[PATCH/RFC] fbdev: Add FOURCC-based format configuration API
lethal at linux-sh.org
Thu Jun 23 23:19:27 PDT 2011
On Thu, Jun 23, 2011 at 06:08:03PM +0200, Geert Uytterhoeven wrote:
> On Wed, Jun 22, 2011 at 07:45, Florian Tobias Schandinat
> <FlorianSchandinat at gmx.de> wrote:
> > On 06/21/2011 10:31 PM, Laurent Pinchart wrote:
> >> On Tuesday 21 June 2011 22:49:14 Geert Uytterhoeven wrote:
> >>> As FOURCC values are always 4 ASCII characters (hence all 4 bytes must
> >>> be non-zero), I don't think there are any conflicts with existing values
> >>> of
> >>> nonstd. To make it even safer and easier to parse, you could set bit 31
> >>> of
> >>> nonstd as a FOURCC indicator.
> >> I would then create a union between nonstd and fourcc, and document nonstd
> >> as
> >> being used for the legacy API only. Most existing drivers use a couple of
> >> nonstd bits only. The driver that (ab)uses nonstd the most is pxafb and
> >> uses
> >> bits 22:0. Bits 31:24 are never used as far as I can tell, so nonstd&
> >> 0xff000000 != 0 could be used as a FOURCC mode test.
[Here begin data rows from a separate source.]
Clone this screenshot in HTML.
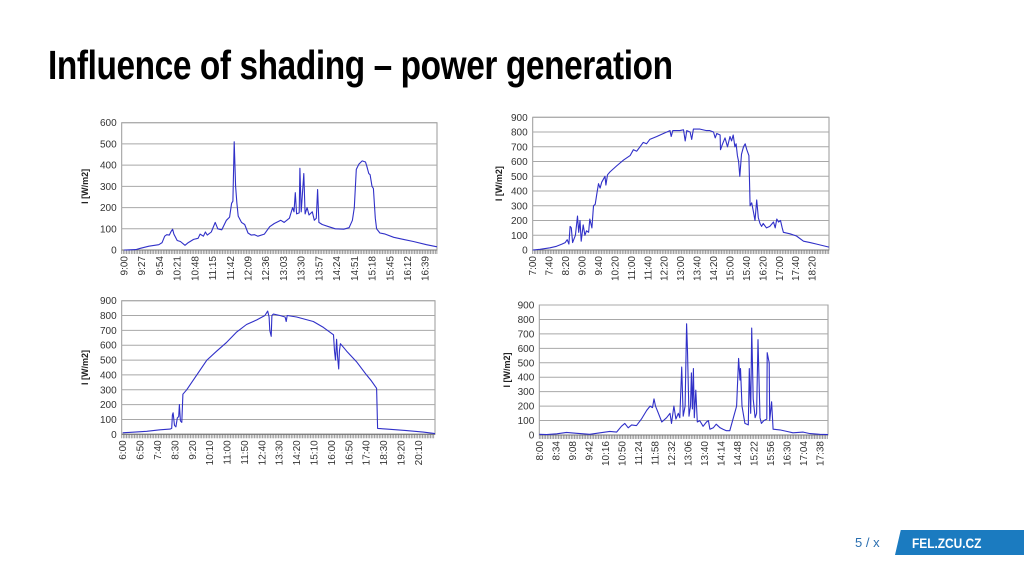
<!DOCTYPE html>
<html><head><meta charset="utf-8"><style>
html,body{margin:0;padding:0;background:#fff;}
body{width:1024px;height:574px;position:relative;overflow:hidden;font-family:"Liberation Sans",sans-serif;}
#title{position:absolute;left:48px;top:42px;font-size:41px;font-weight:bold;color:#000;white-space:nowrap;transform-origin:0 0;transform:scaleX(0.815);letter-spacing:-0.5px;}
#footer-bar{position:absolute;left:895px;top:530px;width:140px;height:25px;background:#1b7bc0;transform:skewX(-13deg);transform-origin:0 100%;}
#footer-text{position:absolute;left:912px;top:535px;font-size:14px;font-weight:bold;color:#fff;transform:scaleX(0.85);transform-origin:0 0;}
#page-num{position:absolute;left:855px;top:535px;font-size:13px;color:#2a6fb0;}
svg{position:absolute;left:0;top:0;}
</style></head><body>
<div id="title">Influence of shading – power generation</div>
<div id="page-num">5 / x</div>
<div id="footer-bar"></div>
<div id="footer-text">FEL.ZCU.CZ</div>
<svg id="charts" width="1024" height="574"></svg>
<script>
// Chart 1 (top-left): minutes after 9:00
const c1Labels=["9:00","9:27","9:54","10:21","10:48","11:15","11:42","12:09","12:36","13:03","13:30","13:57","14:24","14:51","15:18","15:45","16:12","16:39"];
const c1Yticks=[0,100,200,300,400,500,600];
const c1Times=[0,18,25,38,53,58,62,65,69,72,74,76,81,86,93,98,106,113,116,121,124,127,133,139,143,149,156,161,164,166,168,170,172,174,179,184,189,194,199,204,214,222,229,239,244,252,257,259,261,263,267,268,270,274,276,279,282,287,290,293,295,297,302,312,322,335,343,348,351,354,358,363,368,370,373,375,378,380,383,385,390,398,411,426,441,461,477];
const c1Values=[0,2,8,18,25,35,65,72,70,88,98,75,45,40,22,35,50,55,75,65,85,70,85,130,100,95,140,155,220,230,510,300,220,160,130,120,80,70,72,65,75,110,125,140,130,150,200,180,270,170,175,385,180,360,170,200,165,180,140,150,285,130,120,110,100,98,105,140,200,380,405,420,415,395,360,355,300,290,150,100,80,75,60,50,40,25,15];
// Chart 2 (top-right): minutes after 7:00
const c2Labels=["7:00","7:40","8:20","9:00","9:40","10:20","11:00","11:40","12:20","13:00","13:40","14:20","15:00","15:40","16:20","17:00","17:40","18:20"];
const c2Yticks=[0,100,200,300,400,500,600,700,800,900];
const c2Times=[0,18,42,58,71,79,84,88,91,94,97,104,109,112,115,118,123,127,131,136,139,144,148,152,156,160,164,168,172,176,178,182,188,204,221,237,245,253,261,269,277,285,302,318,334,337,341,358,367,371,375,383,387,391,407,423,431,440,444,448,456,457,462,468,474,480,484,488,492,495,498,501,504,508,513,517,521,526,529,533,537,541,545,549,553,557,561,569,577,586,590,594,598,603,607,610,626,642,659,675,691,721];
const c2Values=[0,5,15,25,40,50,70,40,160,150,50,100,230,120,200,60,170,100,130,120,210,150,300,310,380,450,420,460,480,500,440,510,530,570,610,640,680,670,700,730,720,750,770,790,810,770,810,810,815,740,810,800,750,820,820,810,810,800,760,790,780,680,720,760,700,770,740,780,700,720,640,600,500,650,700,720,680,640,300,320,260,200,340,220,180,160,180,150,160,190,150,210,190,200,150,120,110,95,60,50,40,20];
// Chart 3 (bottom-left): minutes after 6:00
const c3Labels=["6:00","6:50","7:40","8:30","9:20","10:10","11:00","11:50","12:40","13:30","14:20","15:10","16:00","16:50","17:40","18:30","19:20","20:10"];
const c3Yticks=[0,100,200,300,400,500,600,700,800,900];
const c3Times=[0,69,107,136,141,143,145,149,153,157,161,163,166,170,173,184,213,242,270,299,328,356,385,409,417,421,423,427,429,433,452,467,470,473,500,548,577,606,609,612,615,618,621,623,626,644,672,701,715,730,733,759,816,864,898];
const c3Values=[10,20,30,35,40,130,145,60,50,110,120,200,90,80,270,300,400,500,560,620,690,740,770,800,830,790,700,660,800,810,800,790,760,800,790,760,720,670,560,500,640,520,440,560,610,560,490,400,360,310,40,35,25,15,5];
// Chart 4 (bottom-right): minutes after 8:00
const c4Labels=["8:00","8:34","9:08","9:42","10:16","10:50","11:24","11:58","12:32","13:06","13:40","14:14","14:48","15:22","15:56","16:30","17:04","17:38"];
const c4Yticks=[0,100,200,300,400,500,600,700,800,900];
const c4Times=[0,15,36,56,77,104,125,145,159,169,176,183,190,200,210,221,228,233,236,239,245,252,262,269,272,277,281,286,289,293,296,300,303,305,308,311,313,315,317,319,322,325,330,337,344,348,351,358,364,372,378,385,392,406,410,413,414,417,423,430,432,435,437,440,444,447,450,454,457,462,468,469,473,474,478,481,495,509,522,543,557,577,594];
const c4Values=[5,3,8,18,12,5,15,25,20,60,80,50,70,65,110,170,200,190,250,200,150,90,120,150,80,200,110,150,120,470,130,200,770,580,130,200,430,180,460,120,310,90,100,60,90,100,40,50,75,50,40,30,30,200,530,380,460,200,80,70,460,150,740,250,120,150,660,120,80,100,110,570,500,100,230,40,35,25,15,20,10,5,3];

const NS="http://www.w3.org/2000/svg";
const svg=document.getElementById('charts');
function mk(tag,attrs,parent){const e=document.createElementNS(NS,tag);for(const k in attrs)e.setAttribute(k,attrs[k]);(parent||svg).appendChild(e);return e;}

function chart(id,box,ymax,labels,labelStep,tmax,yticks,times,values){
  const g=mk('g',{});
  
  
  const L=box.l,R=box.r,T=box.t,B=box.b;
  const xs=t=>box.x0+(t/tmax)*(R-box.x0);
  const ys=v=>B-(v/ymax)*(B-T);
  mk('rect',{x:L,y:T,width:R-L,height:B-T,fill:'#fff',stroke:'#9a9a9a','stroke-width':1},g);
  yticks.forEach(v=>{
    const gl=mk('line',{x1:L,x2:R,y1:ys(v),y2:ys(v),stroke:'#a8a8a8','stroke-width':1},g);
    
    
    const tx=mk('text',{x:L-5,y:ys(v)+3.5,'text-anchor':'end','font-size':10,fill:'#333'},g);
    tx.textContent=v;
    
    
  });
  for(let x=L;x<=R;x+=1.6){mk('line',{x1:x,x2:x,y1:B,y2:B+4,stroke:'#888','stroke-width':0.8},g);}
  mk('line',{x1:L,x2:R,y1:B,y2:B,stroke:'#777','stroke-width':1},g);
  labels.forEach((lab,i)=>{
    const x=xs(i*labelStep);
    const tx=mk('text',{x:0,y:0,'text-anchor':'end','font-size':10,fill:'#333',transform:`translate(${x+3.5},${B+6}) rotate(-90)`},g);
    tx.textContent=lab;
    
    
  });
  const yt=mk('text',{x:0,y:0,'text-anchor':'middle','font-size':9,'font-weight':'bold',fill:'#222',transform:`translate(${box.yt},${(T+B)/2}) rotate(-90)`},g);
  yt.textContent='I [W/m2]';
  
  
  const pts=times.map((t,i)=>xs(t).toFixed(1)+','+ys(values[i]).toFixed(1)).join(' ');
  const pl=mk('polyline',{points:pts,fill:'none',stroke:'#3030c8','stroke-width':1.1,'stroke-linejoin':'round'},g);
  
  
}
chart('chart-top-left',{l:121.7,r:437,t:122.7,b:250,x0:124,yt:88},600,c1Labels,27,477,c1Yticks,c1Times,c1Values);
chart('chart-top-right',{l:532.7,r:829,t:117.3,b:250,x0:532.7,yt:502},900,c2Labels,40,721,c2Yticks,c2Times,c2Values);
chart('chart-bottom-left',{l:121.7,r:435,t:300.7,b:434.3,x0:122.7,yt:88},900,c3Labels,50,898,c3Yticks,c3Times,c3Values);
chart('chart-bottom-right',{l:539.3,r:828,t:305,b:435,x0:539.3,yt:510},900,c4Labels,34,594,c4Yticks,c4Times,c4Values);
</script>
</body></html>
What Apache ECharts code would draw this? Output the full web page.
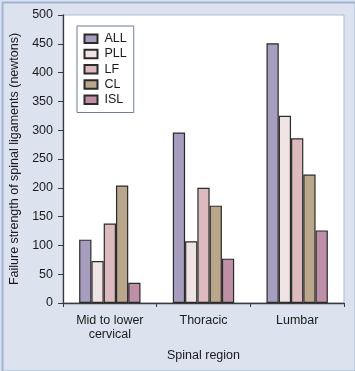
<!DOCTYPE html>
<html><head><meta charset="utf-8">
<script src="https://cdn.jsdelivr.net/npm/echarts@6/dist/echarts.min.js"></script>
<style>html,body{margin:0;padding:0;background:#dde3ee;}#c{width:355px;height:371px;}</style>
</head><body><div id="c"></div>
<script>
const categories = ['Mid to lower\ncervical', 'Thoracic', 'Lumbar'];
const ALL = [110, 296, 451];
const PLL = [73, 107, 325];
const LF = [138, 200, 286];
const CL = [204, 169, 223];
const ISL = [35, 77, 126];
const seriesNames = ['ALL', 'PLL', 'LF', 'CL', 'ISL'];
const seriesData = [ALL, PLL, LF, CL, ISL];
const colors = ['#a69dbf', '#efe3e4', '#dcbabd', '#baa68b', '#be8fa7'];
const yTicks = [0, 50, 100, 150, 200, 250, 300, 350, 400, 450, 500];

const chart = echarts.init(document.getElementById('c'), null, {renderer: 'canvas'});
const font = 'Liberation Sans, Arial, Helvetica, sans-serif';
const fs = 12.5;
chart.setOption({
  backgroundColor: '#dde3ee',
  animation: false,
  textStyle: {fontFamily: font},
  graphic: [{
    type: 'rect', left: 0, top: 0, z: 100, silent: true,
    shape: {x: 1, y: 1, width: 353, height: 369},
    style: {fill: 'none', stroke: '#9fb3d4', lineWidth: 2}
  }],
  legend: {
    orient: 'vertical', left: 77, top: 26,
    data: seriesNames,
    itemWidth: 13, itemHeight: 8.5, itemGap: 0,
    icon: 'rect',
    padding: [5, 7, 5, 6.5],
    backgroundColor: '#ffffff',
    borderColor: '#6f7b98', borderWidth: 1,
    textStyle: {fontSize: fs, color: '#1a1a1a', fontFamily: font, lineHeight: 15.3, padding: [0, 0, 0, 2]}
  },
  grid: {left: 63, right: 11, top: 15, bottom: 68, show: true, backgroundColor: '#ffffff', borderColor: '#a9bbd9', borderWidth: 1},
  xAxis: {
    type: 'category', data: categories,
    axisLine: {lineStyle: {color: '#3a3a3a', width: 1.3}},
    axisTick: {show: true, length: 4, lineStyle: {color: '#3a3a3a'}},
    axisLabel: {fontSize: fs, color: '#1a1a1a', margin: 11, lineHeight: 13.5, fontFamily: font},
    name: 'Spinal region', nameLocation: 'middle', nameGap: 46,
    nameTextStyle: {fontSize: fs, color: '#1a1a1a', fontFamily: font}
  },
  yAxis: {
    type: 'value', min: 0, max: 500, interval: 50,
    axisLine: {show: true, lineStyle: {color: '#3a3a3a', width: 1.3}},
    axisTick: {show: true, length: 5, lineStyle: {color: '#3a3a3a'}},
    splitLine: {show: false},
    axisLabel: {fontSize: fs, color: '#1a1a1a', margin: 10, fontFamily: font,
      formatter: v => yTicks.includes(v) ? String(v) : ''},
    name: 'Failure strength of spinal ligaments (newtons)', nameLocation: 'middle', nameGap: 35,
    nameTextStyle: {fontSize: fs, color: '#1a1a1a', fontFamily: font}
  },
  series: seriesNames.map((n, i) => ({
    name: n, type: 'bar', data: seriesData[i],
    barGap: '0%', barCategoryGap: '34.5%',
    itemStyle: {color: colors[i], borderColor: '#2b2b2b', borderWidth: 1.2}
  }))
});
</script></body></html>
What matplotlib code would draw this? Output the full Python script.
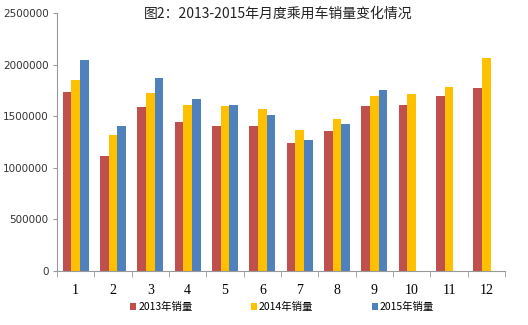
import matplotlib
matplotlib.use("Agg")
import matplotlib.pyplot as plt
import numpy as np
from matplotlib.patches import Patch

months = ["1", "2", "3", "4", "5", "6", "7", "8", "9", "10", "11", "12"]
sales_2013 = [1730000, 1114000, 1585000, 1443000, 1401000, 1407000, 1240000, 1356000, 1601000, 1610000, 1697000, 1775000]
sales_2014 = [1855000, 1317000, 1720000, 1613000, 1597000, 1572000, 1365000, 1475000, 1700000, 1713000, 1785000, 2068000]
sales_2015 = [2045000, 1401000, 1874000, 1671000, 1610000, 1510000, 1269000, 1420000, 1755000, np.nan, np.nan, np.nan]
series_labels = ["2013年销量", "2014年销量", "2015年销量"]
yticks = [0, 500000, 1000000, 1500000, 2000000, 2500000]
title = "图2：2013-2015年月度乘用车销量变化情况"

colors = ["#C0504D", "#FFC000", "#4F81BD"]
cjk = ["Noto Sans CJK SC", "DejaVu Sans"]

fig = plt.figure(figsize=(5.28, 3.25), dpi=100)
ax = fig.add_axes([57/528, 1-271/325, 448/528, 258/325])

x = np.arange(len(months))
w = 0.233
for i, (vals, c) in enumerate(zip([sales_2013, sales_2014, sales_2015], colors)):
    ax.bar(x + (i - 1) * w, vals, width=w, color=c, linewidth=0)

ax.set_xlim(-0.5, len(months) - 0.5)
ax.set_ylim(0, 2500000)
ax.set_yticks(yticks)
ax.set_yticklabels([str(v) for v in yticks], fontsize=7.5, color="#333333", family="DejaVu Sans")
ax.set_xticks(x)
ax.set_xticklabels(months, fontsize=10, family="Liberation Serif")
ax.tick_params(axis="x", which="major", length=0, pad=9)
ax.set_xticks(np.arange(-0.5, len(months)), minor=True)
ax.tick_params(axis="x", which="minor", length=4, color="#999999")
ax.tick_params(axis="y", length=3, color="#999999", pad=3)

for s in ["top", "right"]:
    ax.spines[s].set_visible(False)
ax.spines["left"].set_color("#999999")
ax.spines["bottom"].set_color("#999999")

fig.text(278/528, 1-14/325, title, ha="center", va="center", fontsize=10, family=cjk, color="#222222")

handles = [Patch(facecolor=c, edgecolor="none") for c in colors]
fig.legend(handles, series_labels, loc="center", bbox_to_anchor=(282/528, 1-307/325), ncol=3,
           frameon=False, prop={"family": cjk, "size": 7.5}, handlelength=0.6, handleheight=0.6,
           handletextpad=0.2, columnspacing=5.6)

fig.savefig("out.png", dpi=100)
> >> This assumes that FOURCCs will never have their last character set to
> >> '\0'. Is
> >> that a safe assumption for the future ?
> > Yes, I think. The information I found indicates that space should be used
> > for padding, so a \0 shouldn't exist.
> > I think using only the nonstd field and requiring applications to check the
> > capabilities would be possible, although not fool proof ;)
> So we can declare the 8 msb bits of nonstd reserved, and assume FOURCC if
> any of them is set.
> Nicely backwards compatible, as sane drivers should reject nonstd values they
> don't support (apps _will_ start filling in FOURCC values ignoring capabilities,
> won't they?).
That seems like a reasonable case, but if we're going to do that then
certainly the nonstd bit encoding needs to be documented and treated as a
I'm not so sure about the if any bit in the upper byte is set assume
FOURCC case though, there will presumably be other users in the future
that will want bits for themselves, too. What exactly was the issue with
having a FOURCC capability bit in the upper byte?